## EXERCISE DESCRIPTION
Return all entries precisely as they stand, without the images.

## GIVEN DATA
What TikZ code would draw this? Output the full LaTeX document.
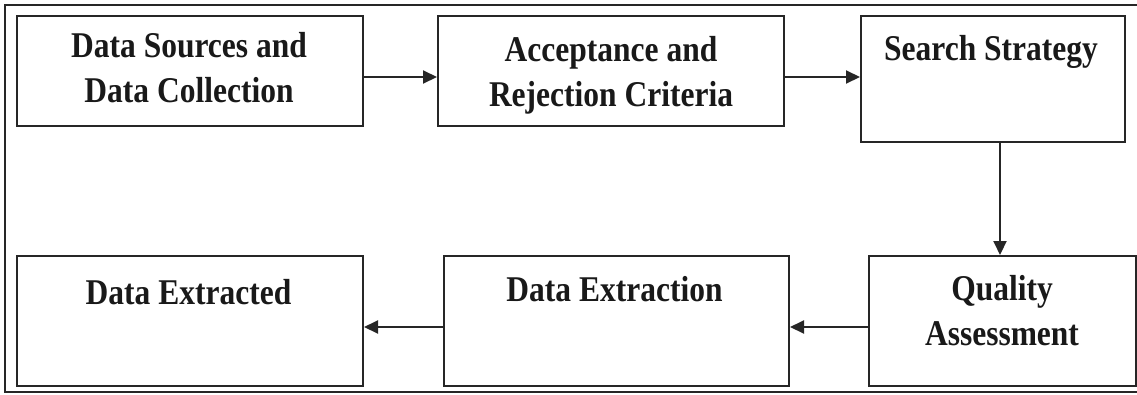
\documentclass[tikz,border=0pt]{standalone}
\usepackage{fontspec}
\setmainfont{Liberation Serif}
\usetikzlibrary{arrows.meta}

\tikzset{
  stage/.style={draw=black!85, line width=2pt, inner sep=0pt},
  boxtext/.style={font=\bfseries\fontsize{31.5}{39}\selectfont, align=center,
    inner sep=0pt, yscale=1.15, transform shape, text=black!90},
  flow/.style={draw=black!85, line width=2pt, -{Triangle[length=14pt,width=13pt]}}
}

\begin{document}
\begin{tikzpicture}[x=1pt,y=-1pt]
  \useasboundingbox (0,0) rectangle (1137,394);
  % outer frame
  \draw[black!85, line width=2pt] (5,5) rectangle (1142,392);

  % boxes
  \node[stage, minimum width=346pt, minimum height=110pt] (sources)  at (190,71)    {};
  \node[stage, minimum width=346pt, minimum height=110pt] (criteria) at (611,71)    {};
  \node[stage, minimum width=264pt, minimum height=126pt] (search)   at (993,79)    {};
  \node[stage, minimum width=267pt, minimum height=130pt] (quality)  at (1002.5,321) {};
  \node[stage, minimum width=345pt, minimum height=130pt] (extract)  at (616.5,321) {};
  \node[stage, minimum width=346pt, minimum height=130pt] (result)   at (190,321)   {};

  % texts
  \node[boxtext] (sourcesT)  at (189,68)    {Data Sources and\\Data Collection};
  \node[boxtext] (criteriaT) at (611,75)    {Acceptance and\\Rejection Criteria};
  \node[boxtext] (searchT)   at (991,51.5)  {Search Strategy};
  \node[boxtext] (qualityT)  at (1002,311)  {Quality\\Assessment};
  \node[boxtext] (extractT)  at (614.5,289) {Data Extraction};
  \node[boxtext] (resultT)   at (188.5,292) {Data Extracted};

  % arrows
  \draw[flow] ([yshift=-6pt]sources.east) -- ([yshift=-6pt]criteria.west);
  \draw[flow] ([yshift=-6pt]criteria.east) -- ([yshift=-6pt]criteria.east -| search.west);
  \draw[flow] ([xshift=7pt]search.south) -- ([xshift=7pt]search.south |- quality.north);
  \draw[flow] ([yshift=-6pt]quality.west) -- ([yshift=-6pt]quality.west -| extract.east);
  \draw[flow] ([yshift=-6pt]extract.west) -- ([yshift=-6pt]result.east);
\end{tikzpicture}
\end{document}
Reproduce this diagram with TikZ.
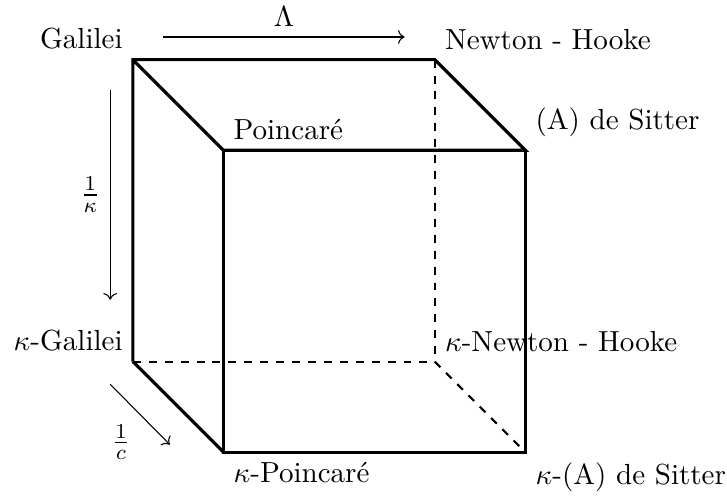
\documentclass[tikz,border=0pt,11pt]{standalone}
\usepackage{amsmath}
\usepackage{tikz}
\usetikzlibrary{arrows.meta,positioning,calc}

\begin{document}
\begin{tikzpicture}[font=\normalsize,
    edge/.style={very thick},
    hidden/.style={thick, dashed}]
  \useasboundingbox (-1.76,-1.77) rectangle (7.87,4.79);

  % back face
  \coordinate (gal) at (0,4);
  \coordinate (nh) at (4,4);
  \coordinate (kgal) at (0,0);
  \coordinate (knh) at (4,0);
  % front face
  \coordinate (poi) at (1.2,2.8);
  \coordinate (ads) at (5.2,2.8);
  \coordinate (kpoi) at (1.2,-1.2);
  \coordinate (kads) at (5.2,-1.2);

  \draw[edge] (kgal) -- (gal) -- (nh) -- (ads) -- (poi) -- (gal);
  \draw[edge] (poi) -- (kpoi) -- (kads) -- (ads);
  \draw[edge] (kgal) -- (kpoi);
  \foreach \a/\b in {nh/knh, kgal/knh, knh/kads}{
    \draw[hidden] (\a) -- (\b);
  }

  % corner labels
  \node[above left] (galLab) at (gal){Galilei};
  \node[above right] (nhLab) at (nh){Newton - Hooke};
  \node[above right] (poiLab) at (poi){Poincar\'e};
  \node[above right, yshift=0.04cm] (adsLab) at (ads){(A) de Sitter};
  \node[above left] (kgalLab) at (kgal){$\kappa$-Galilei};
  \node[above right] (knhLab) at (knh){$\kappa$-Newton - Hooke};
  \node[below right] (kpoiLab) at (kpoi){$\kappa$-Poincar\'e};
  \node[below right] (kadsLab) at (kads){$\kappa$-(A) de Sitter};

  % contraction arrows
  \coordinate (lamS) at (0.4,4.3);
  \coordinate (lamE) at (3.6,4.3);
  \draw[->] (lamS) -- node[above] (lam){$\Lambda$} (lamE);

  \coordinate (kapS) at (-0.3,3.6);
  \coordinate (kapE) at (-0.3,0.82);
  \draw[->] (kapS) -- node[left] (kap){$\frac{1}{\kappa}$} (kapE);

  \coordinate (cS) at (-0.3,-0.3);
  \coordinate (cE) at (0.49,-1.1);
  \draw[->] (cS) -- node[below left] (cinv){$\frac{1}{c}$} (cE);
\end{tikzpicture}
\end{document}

## REPLY TO THE TASK
What TikZ code would draw this? Output the full LaTeX document.
\documentclass[tikz,border=0pt]{standalone}
\usepackage{fontspec}
\setmainfont{Liberation Serif}
\usetikzlibrary{arrows.meta}

\tikzset{
  stage/.style={draw=black!85, line width=2pt, inner sep=0pt},
  boxtext/.style={font=\bfseries\fontsize{31.5}{39}\selectfont, align=center,
    inner sep=0pt, yscale=1.15, transform shape, text=black!90},
  flow/.style={draw=black!85, line width=2pt, -{Triangle[length=14pt,width=13pt]}}
}

\begin{document}
\begin{tikzpicture}[x=1pt,y=-1pt]
  \useasboundingbox (0,0) rectangle (1137,394);
  % outer frame
  \draw[black!85, line width=2pt] (5,5) rectangle (1142,392);

  % boxes
  \node[stage, minimum width=346pt, minimum height=110pt] (sources)  at (190,71)    {};
  \node[stage, minimum width=346pt, minimum height=110pt] (criteria) at (611,71)    {};
  \node[stage, minimum width=264pt, minimum height=126pt] (search)   at (993,79)    {};
  \node[stage, minimum width=267pt, minimum height=130pt] (quality)  at (1002.5,321) {};
  \node[stage, minimum width=345pt, minimum height=130pt] (extract)  at (616.5,321) {};
  \node[stage, minimum width=346pt, minimum height=130pt] (result)   at (190,321)   {};

  % texts
  \node[boxtext] (sourcesT)  at (189,68)    {Data Sources and\\Data Collection};
  \node[boxtext] (criteriaT) at (611,75)    {Acceptance and\\Rejection Criteria};
  \node[boxtext] (searchT)   at (991,51.5)  {Search Strategy};
  \node[boxtext] (qualityT)  at (1002,311)  {Quality\\Assessment};
  \node[boxtext] (extractT)  at (614.5,289) {Data Extraction};
  \node[boxtext] (resultT)   at (188.5,292) {Data Extracted};

  % arrows
  \draw[flow] ([yshift=-6pt]sources.east) -- ([yshift=-6pt]criteria.west);
  \draw[flow] ([yshift=-6pt]criteria.east) -- ([yshift=-6pt]criteria.east -| search.west);
  \draw[flow] ([xshift=7pt]search.south) -- ([xshift=7pt]search.south |- quality.north);
  \draw[flow] ([yshift=-6pt]quality.west) -- ([yshift=-6pt]quality.west -| extract.east);
  \draw[flow] ([yshift=-6pt]extract.west) -- ([yshift=-6pt]result.east);
\end{tikzpicture}
\end{document}
Reproduce this diagram with TikZ.
\documentclass[tikz,border=0pt,11pt]{standalone}
\usepackage{amsmath}
\usepackage{tikz}
\usetikzlibrary{arrows.meta,positioning,calc}

\begin{document}
\begin{tikzpicture}[font=\normalsize,
    edge/.style={very thick},
    hidden/.style={thick, dashed}]
  \useasboundingbox (-1.76,-1.77) rectangle (7.87,4.79);

  % back face
  \coordinate (gal) at (0,4);
  \coordinate (nh) at (4,4);
  \coordinate (kgal) at (0,0);
  \coordinate (knh) at (4,0);
  % front face
  \coordinate (poi) at (1.2,2.8);
  \coordinate (ads) at (5.2,2.8);
  \coordinate (kpoi) at (1.2,-1.2);
  \coordinate (kads) at (5.2,-1.2);

  \draw[edge] (kgal) -- (gal) -- (nh) -- (ads) -- (poi) -- (gal);
  \draw[edge] (poi) -- (kpoi) -- (kads) -- (ads);
  \draw[edge] (kgal) -- (kpoi);
  \foreach \a/\b in {nh/knh, kgal/knh, knh/kads}{
    \draw[hidden] (\a) -- (\b);
  }

  % corner labels
  \node[above left] (galLab) at (gal){Galilei};
  \node[above right] (nhLab) at (nh){Newton - Hooke};
  \node[above right] (poiLab) at (poi){Poincar\'e};
  \node[above right, yshift=0.04cm] (adsLab) at (ads){(A) de Sitter};
  \node[above left] (kgalLab) at (kgal){$\kappa$-Galilei};
  \node[above right] (knhLab) at (knh){$\kappa$-Newton - Hooke};
  \node[below right] (kpoiLab) at (kpoi){$\kappa$-Poincar\'e};
  \node[below right] (kadsLab) at (kads){$\kappa$-(A) de Sitter};

  % contraction arrows
  \coordinate (lamS) at (0.4,4.3);
  \coordinate (lamE) at (3.6,4.3);
  \draw[->] (lamS) -- node[above] (lam){$\Lambda$} (lamE);

  \coordinate (kapS) at (-0.3,3.6);
  \coordinate (kapE) at (-0.3,0.82);
  \draw[->] (kapS) -- node[left] (kap){$\frac{1}{\kappa}$} (kapE);

  \coordinate (cS) at (-0.3,-0.3);
  \coordinate (cE) at (0.49,-1.1);
  \draw[->] (cS) -- node[below left] (cinv){$\frac{1}{c}$} (cE);
\end{tikzpicture}
\end{document}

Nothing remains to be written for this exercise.